§ **Task details**
Tally up the lines that include "Give" and state that number by itself.

§ **Source records**

□ □ □

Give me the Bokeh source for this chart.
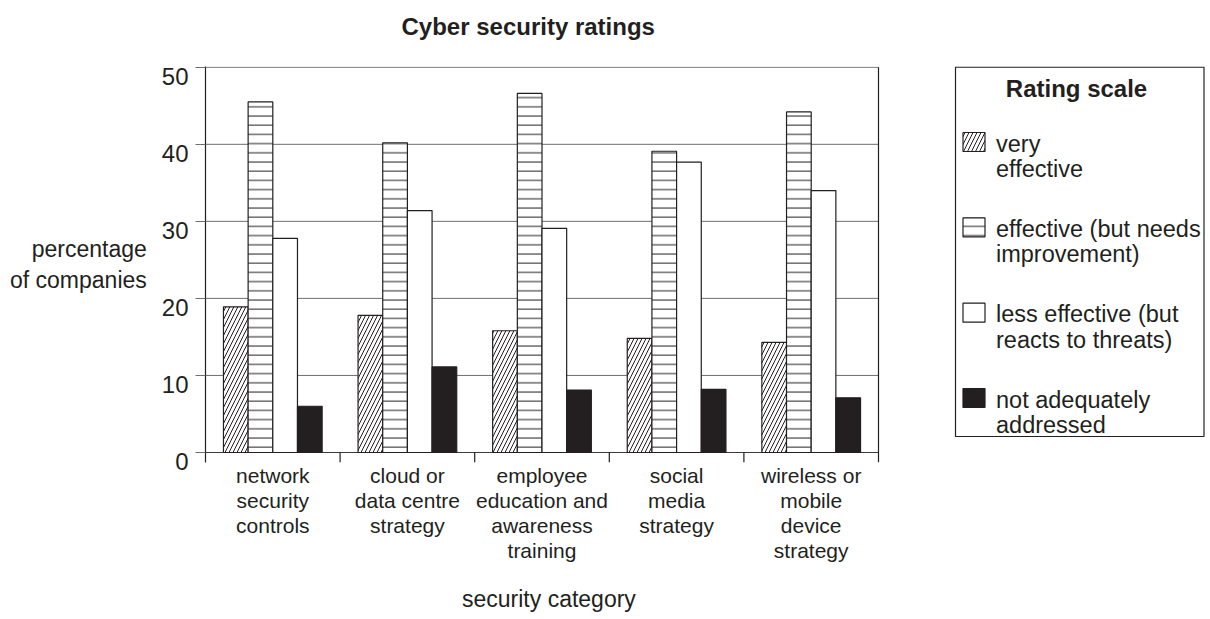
import numpy as np
from bokeh.plotting import figure
from bokeh.models import Range1d, FixedTicker, LinearAxis
from bokeh.core.properties import value
from bokeh.embed import file_html
from bokeh.resources import INLINE

# ---------------- data ----------------
categories = [
    "network\nsecurity\ncontrols",
    "cloud or\ndata centre\nstrategy",
    "employee\neducation and\nawareness\ntraining",
    "social\nmedia\nstrategy",
    "wireless or\nmobile\ndevice\nstrategy",
]
very_effective = [18.9, 17.8, 15.8, 14.8, 14.3]
effective_needs_improvement = [45.5, 40.2, 46.6, 39.1, 44.2]
less_effective = [27.8, 31.4, 29.1, 37.7, 34.0]
not_adequately_addressed = [6.0, 11.1, 8.1, 8.2, 7.1]
y_ticks = [0, 10, 20, 30, 40, 50]
legend_title = "Rating scale"
legend_labels = [
    ["very", "effective"],
    ["effective (but needs", "improvement)"],
    ["less effective (but", "reacts to threats)"],
    ["not adequately", "addressed"],
]
chart_title = "Cyber security ratings"
x_title = "security category"
y_title = "percentage\nof companies"

FONT = "Liberation Sans"
INK = "#231f20"
GRID = "#6f6f6f"
NBSP = "\u00a0"

series = [very_effective, effective_needs_improvement, less_effective, not_adequately_addressed]
styles = [
    dict(fill_color="white", hatch_pattern="/", hatch_scale=8, hatch_color=INK, hatch_weight=1),
    dict(fill_color="white", hatch_pattern="-", hatch_scale=9.2, hatch_color=INK, hatch_weight=1),
    dict(fill_color="white"),
    dict(fill_color=INK),
]

n = len(categories)
idx = np.arange(n)
bw = 0.1833

W, H = 1210, 619
MB_L, MB_R, MB_T = 205, 5, 66
Y_LO, Y_HI = -1.3, 50.1
frame_w = W - MB_L - MB_R
frame_h = 396
MB_B = H - MB_T - frame_h
X_HI = frame_w / 134.6          # 134.6 px per category
XS = frame_w / X_HI
YS = frame_h / (Y_HI - Y_LO)
PX0 = MB_L                       # canvas x of x = 0
PY0 = MB_T + Y_HI * YS           # canvas y of y = 0


def dx(px):
    return (px - PX0) / XS


def dy(py):
    return (PY0 - py) / YS


p = figure(width=W, height=H, x_range=Range1d(0, X_HI), y_range=Range1d(Y_LO, Y_HI),
           output_backend="svg", toolbar_location=None,
           min_border_left=MB_L, min_border_right=MB_R, min_border_top=MB_T, min_border_bottom=MB_B)
p.outline_line_color = None
p.background_fill_color = "white"
p.grid.visible = False

# main title (above); a blank second line lifts it towards the top edge
p.title.text = chart_title + "\n" + NBSP
p.title.align = "left"
p.title.offset = 196
p.title.vertical_align = "bottom"
p.title.standoff = 0
p.title.text_font = FONT
p.title.text_font_size = "24px"
p.title.text_font_style = "bold"
p.title.text_color = INK

# y axis: line + ticks only
ya = p.yaxis[0]
ya.ticker = FixedTicker(ticks=y_ticks, minor_ticks=[])
ya.major_label_overrides = {t: "" for t in y_ticks}
ya.major_label_standoff = 0
ya.major_tick_out = 10
ya.major_tick_in = 0
ya.major_tick_line_color = GRID
ya.minor_tick_line_color = None
ya.axis_line_color = INK
ya.axis_line_width = 1.2

# y labels: second axis, shifted ~10px below their ticks as in the reference
shift = 9.5 / YS
p.extra_y_ranges = {"lab": Range1d(Y_LO + shift, Y_HI + shift)}
la = LinearAxis(y_range_name="lab", ticker=FixedTicker(ticks=y_ticks, minor_ticks=[]))
la.axis_line_color = None
la.major_tick_line_color = None
la.minor_tick_line_color = None
la.major_tick_out = 0
la.major_tick_in = 0
la.major_label_standoff = 7
la.major_label_text_font = FONT
la.major_label_text_font_size = "24px"
la.major_label_text_color = INK
la.axis_label = y_title
la.axis_label_orientation = "horizontal"
la.axis_label_text_font = FONT
la.axis_label_text_font_size = "23px"
la.axis_label_text_font_style = "normal"
la.axis_label_text_color = INK
la.axis_label_text_align = "right"
la.axis_label_standoff = 12
p.add_layout(la, "left")

# x axis: category labels + axis title (padded so it sits under the bar area)
xa = p.xaxis[0]
xa.ticker = FixedTicker(ticks=list(idx + 0.5), minor_ticks=[])
xa.major_label_overrides = {float(i + 0.5): c for i, c in enumerate(categories)}
xa.major_label_text_font = FONT
xa.major_label_text_font_size = "21px"
xa.major_label_text_line_height = 1.1
xa.major_label_text_color = INK
xa.major_label_standoff = 1
xa.major_tick_out = 0
xa.major_tick_in = 0
xa.major_tick_line_color = None
xa.minor_tick_line_color = None
xa.axis_line_color = None
xa.axis_label = x_title + NBSP * 49
xa.axis_label_text_font = FONT
xa.axis_label_text_font_size = "23px"
xa.axis_label_text_font_style = "normal"
xa.axis_label_text_color = INK
xa.axis_label_standoff = 21

# gridlines, zero line, right border, category separators
grid_vals = [t for t in y_ticks if t > 0]
p.segment(x0=[0] * len(grid_vals), y0=grid_vals, x1=[n] * len(grid_vals), y1=grid_vals,
          line_color=GRID, line_width=1)
p.segment(x0=[0], y0=[0], x1=[n], y1=[0], line_color="#3a3a3a", line_width=1)
bounds = np.arange(1, n + 1)
p.segment(x0=bounds, y0=[Y_LO] * n, x1=bounds, y1=[0] * (n - 1) + [50], line_color=INK, line_width=1.2)

for k, (vals, st) in enumerate(zip(series, styles)):
    xs = idx + 0.5 + (k - 1.5) * bw
    p.vbar(x=xs, top=vals, bottom=0, width=bw, line_color=INK, line_width=1.2, **st)

# ---------------- legend ----------------
p.quad(left=[dx(955)], right=[dx(1203.5)], top=[dy(66.7)], bottom=[dy(436)],
       fill_color=None, line_color=INK, line_width=1.2)
p.text(x=[dx(1076)], y=[dy(88)], text=[legend_title], text_font=value(FONT), text_font_size="24px",
       text_font_style="bold", text_color=INK, text_align="center", text_baseline="middle")
first_y = [143, 228.3, 313.7, 399]
for k, st in enumerate(styles):
    p.rect(x=[dx(973.5)], y=[dy(first_y[k] - 1.5)], width=22, height=19,
           width_units="screen", height_units="screen", line_color=INK, line_width=1.2, **st)
    p.text(x=[dx(995.5), dx(995.5)], y=[dy(first_y[k]), dy(first_y[k] + 25.5)], text=legend_labels[k],
           text_font=value(FONT), text_font_size="23.5px", text_color=INK,
           text_align="left", text_baseline="middle")

open("out.html", "w").write(file_html(p, INLINE))
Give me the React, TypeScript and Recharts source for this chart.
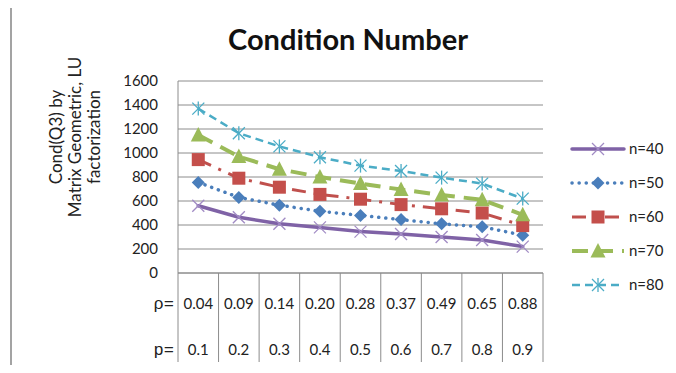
import React from "react";
import { LineChart, Line, XAxis, YAxis, CartesianGrid } from "recharts";

// categories: p values with their matching rho values
const pValues = ["0.1", "0.2", "0.3", "0.4", "0.5", "0.6", "0.7", "0.8", "0.9"];
const rhoValues = ["0.04", "0.09", "0.14", "0.20", "0.28", "0.37", "0.49", "0.65", "0.88"];

// condition numbers per matrix size
const n40 = [560, 465, 410, 380, 345, 325, 300, 275, 220];
const n50 = [755, 630, 565, 515, 480, 445, 410, 385, 315];
const n60 = [945, 790, 715, 655, 615, 570, 535, 500, 395];
const n70 = [1150, 970, 865, 800, 745, 695, 650, 610, 485];
const n80 = [1370, 1165, 1055, 965, 895, 850, 795, 745, 620];

const yTicks = [0, 200, 400, 600, 800, 1000, 1200, 1400, 1600];

const data = pValues.map((p, i) => ({
  p,
  rho: rhoValues[i],
  n40: n40[i],
  n50: n50[i],
  n60: n60[i],
  n70: n70[i],
  n80: n80[i],
}));

const W = 676;
const H = 373;
const margin = { top: 81, right: 133, bottom: 10, left: 0 };
const yAxisW = 178;
const plotW = W - margin.right - yAxisW;
const half = plotW / pValues.length / 2;
const gridColor = "#8c8c8c";

type MarkerKind = "x" | "diamond" | "square" | "triangle" | "star";

function Marker({ kind, cx, cy, color }: { kind: MarkerKind; cx: number; cy: number; color: string }) {
  if (cx == null || cy == null) return null;
  switch (kind) {
    case "x":
      return (
        <g stroke={color} strokeWidth={1.3}>
          <line x1={cx - 6} y1={cy - 6} x2={cx + 6} y2={cy + 6} />
          <line x1={cx - 6} y1={cy + 6} x2={cx + 6} y2={cy - 6} />
        </g>
      );
    case "diamond":
      return <polygon points={`${cx},${cy - 6.5} ${cx + 6.5},${cy} ${cx},${cy + 6.5} ${cx - 6.5},${cy}`} fill={color} />;
    case "square":
      return <rect x={cx - 6.5} y={cy - 6.5} width={13} height={13} fill={color} />;
    case "triangle":
      return <polygon points={`${cx},${cy - 8} ${cx + 7.5},${cy + 6.5} ${cx - 7.5},${cy + 6.5}`} fill={color} />;
    case "star":
      return (
        <g stroke={color} strokeWidth={1.3}>
          <line x1={cx - 6} y1={cy - 6} x2={cx + 6} y2={cy + 6} />
          <line x1={cx - 6} y1={cy + 6} x2={cx + 6} y2={cy - 6} />
          <line x1={cx} y1={cy - 7} x2={cx} y2={cy + 7} />
        </g>
      );
  }
}

const series = [
  { key: "n40", name: "n=40", color: "#7f62a6", markColor: "#a18bc4", width: 3.5, dash: undefined, cap: "round", marker: "x" as MarkerKind },
  { key: "n50", name: "n=50", color: "#4a7ebb", markColor: "#4a7ebb", width: 3.5, dash: "0.1 7", cap: "round", marker: "diamond" as MarkerKind },
  { key: "n60", name: "n=60", color: "#c0504d", markColor: "#c44f4b", width: 3, dash: "14 8 3 8", cap: "butt", marker: "square" as MarkerKind },
  { key: "n70", name: "n=70", color: "#9bbb59", markColor: "#9bbb59", width: 4, dash: "16 9", cap: "butt", marker: "triangle" as MarkerKind },
  { key: "n80", name: "n=80", color: "#4bacc6", markColor: "#4bacc6", width: 2.5, dash: "8 5", cap: "butt", marker: "star" as MarkerKind },
];

// two-row category labels with table dividers under the axis
function CategoryTick(props: any) {
  const { x, y, index } = props;
  const last = index === pValues.length - 1;
  return (
    <g>
      <line x1={x - half} x2={x - half} y1={y} y2={y + 89} stroke={gridColor} />
      {last && <line x1={x + half} x2={x + half} y1={y} y2={y + 89} stroke={gridColor} />}
      {index === 0 && (
        <g fontFamily="'Liberation Mono', monospace" fontSize={17} fill="#222" textAnchor="end">
          <text x={x - half - 4} y={y + 36}>ρ=</text>
          <text x={x - half - 4} y={y + 82}>p=</text>
        </g>
      )}
      <text x={x} y={y + 36} textAnchor="middle" fontSize={15} fill="#222">{rhoValues[index]}</text>
      <text x={x} y={y + 82} textAnchor="middle" fontSize={15} fill="#222">{pValues[index]}</text>
    </g>
  );
}

export default function App() {
  return (
    <div style={{ position: "relative", width: W, height: H, margin: -8, overflow: "hidden", background: "#fff", fontFamily: "Lato, sans-serif" }}>
      <div style={{ position: "absolute", left: 10, top: 2, width: 720, height: 420, border: "2px solid #a3a3a3" }} />
      <div style={{ position: "absolute", left: 0, top: 0 }}>
        <LineChart width={W} height={H} data={data} margin={margin}>
          <CartesianGrid vertical={false} stroke={gridColor} strokeWidth={1} />
          <XAxis
            dataKey="p"
            scale="band"
            interval={0}
            height={90}
            tickSize={0}
            tickMargin={0}
            axisLine={{ stroke: gridColor }}
            tick={<CategoryTick />}
          />
          <YAxis
            width={yAxisW}
            domain={[0, 1600]}
            ticks={yTicks}
            interval={0}
            tickLine={false}
            tickSize={6}
            tickMargin={14}
            axisLine={{ stroke: gridColor }}
            tick={{ fontSize: 15, fill: "#222" }}
          />
          {series.map((s) => (
            <Line
              key={s.key}
              dataKey={s.key}
              name={s.name}
              stroke={s.color}
              strokeWidth={s.width}
              strokeDasharray={s.dash}
              strokeLinecap={s.cap as any}
              type="linear"
              isAnimationActive={false}
              dot={(p: any) => (
                <g key={`${s.key}-${p.index}`}>
                  <Marker kind={s.marker} cx={p.cx} cy={p.cy} color={s.markColor} />
                </g>
              )}
              activeDot={false}
            />
          ))}
        </LineChart>
      </div>
      <svg width={W} height={H} style={{ position: "absolute", left: 0, top: 0, pointerEvents: "none" }}>
        <text x={348} y={50} textAnchor="middle" fontSize={29} fontWeight="bold" fill="#111">Condition Number</text>
        <g fontSize={17} fill="#222" textAnchor="middle">
          <text transform="translate(62,137) rotate(-90)">Cond(Q3) by</text>
          <text transform="translate(81,137) rotate(-90)">Matrix Geometric, LU</text>
          <text transform="translate(100,137) rotate(-90)">factorization</text>
        </g>
        {series.map((s, i) => {
          const cy = 149 + i * 34;
          return (
            <g key={s.key}>
              <line x1={572} x2={624} y1={cy} y2={cy} stroke={s.color} strokeWidth={s.width} strokeDasharray={s.dash} strokeLinecap={s.cap as any} />
              <Marker kind={s.marker} cx={598} cy={cy} color={s.markColor} />
              <text x={629} y={cy + 5} fontSize={15} fill="#222">{s.name}</text>
            </g>
          );
        })}
      </svg>
    </div>
  );
}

□ □ □

§ **Task response**
2